The "Actions" box has "Prompt each time to choose an action" selected.

This is the same as on a version of XP that works right with music CDs.

If I go to the files on the CD (like Track05.cda) and right click for properties, I get

"Type of file: Winamp media file

Opens with: Winamp3"

I just installed Winamp3, as BlueWeasel suggested, so that's logical. It is the same as with XP that works.


Now that I installed Winamp3, things are slightly different than before. I still don't hear anything playing, but Winamp3 doesn't complain about the file scheme like Media Player does. The position slider moves as if its playing the file. It correctly identifies the time of each track.

There is one difference in the display when Winamp3 plays the files in a version of XP that works.

CD TRACK 05 (CDDA:44KHZ 16BIT)

versus

CD TRACK (MCI)

for non-working.

 
Do you get sound when you plug headphones/speakers directly into the CD drive? Also, are you sure that you don't have the CD music muted?
 
>Do you get sound when you plug headphones/speakers directly into the CD drive?
Not when Winamp3 looks like it is playing it. The CD light is not on. I can open the CD door and Winamp goes right on as if it is playing.

I tried the following experiment. I copied the Track05.cda file to the desktop in a version of XP where CDs play OK. It is 44 bytes, so it contains no music. But if have Winamp play it, it acts exactly like where it seems to play in a non-working XP, including having that "CD TRACK (MCI) " display difference. It has the proper track time too. Winamp3 is just not playing anything, although it look like it is.

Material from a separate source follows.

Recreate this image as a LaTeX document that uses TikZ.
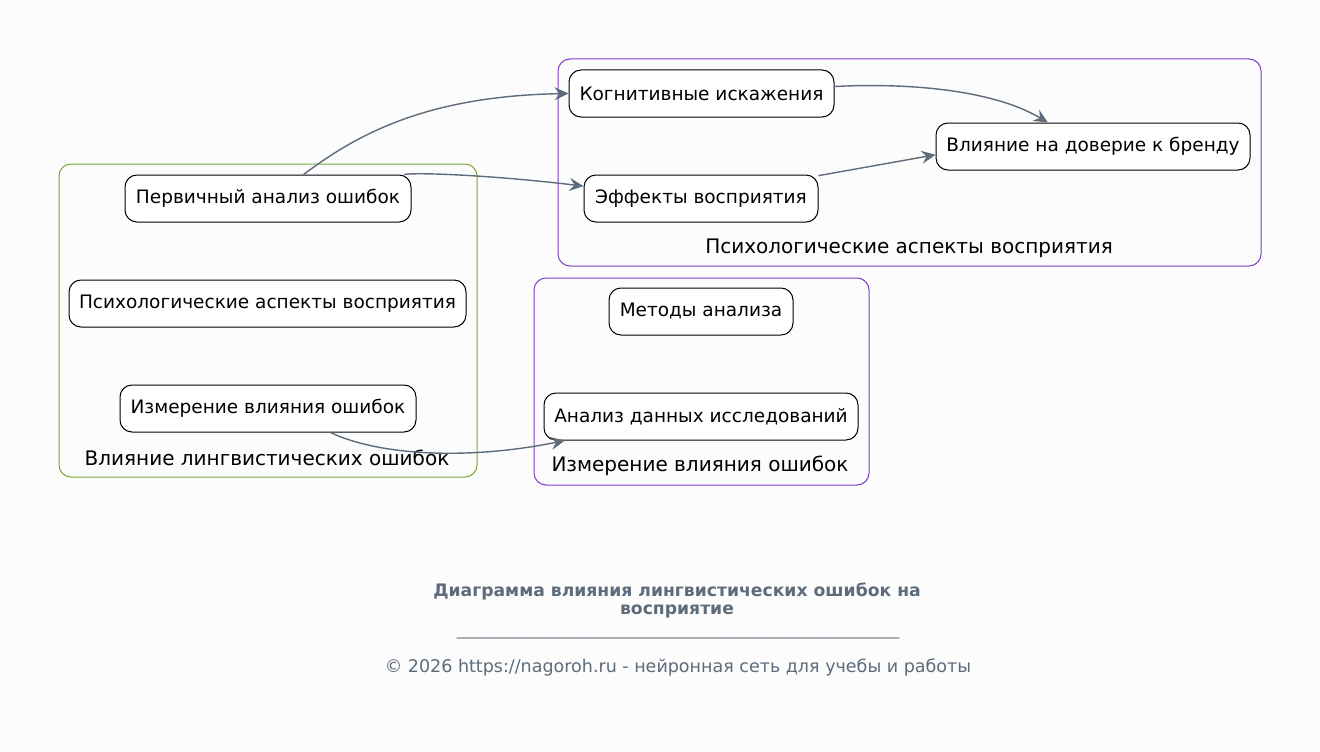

>Also, are you sure that you don't have the CD music muted?

The mixer does not have CD audio, Wave, or Volume muted. Only line in is muted.
 
I reinstalled XP over itself. That fixed nothing. Kind of surprised me.


But it did lead to a cascade of problems due to the fact that it took off those nice security patches I've been installing over the months, and may have reset some settings. It seems that the next time I connected to the Internet I got the Welchia worm. That may have protected me against the Blaster worm though. Welchia deletes Blaster. Since I got the Zone Alarm firewall, that probably kept the Blaster from getting on board.

Unfortunately my ISP went out of business without any notice. So I couldn't get on the Internet, which lead to another cascade of trouble.


IAC, I still can't play music CDs, just as in the original post.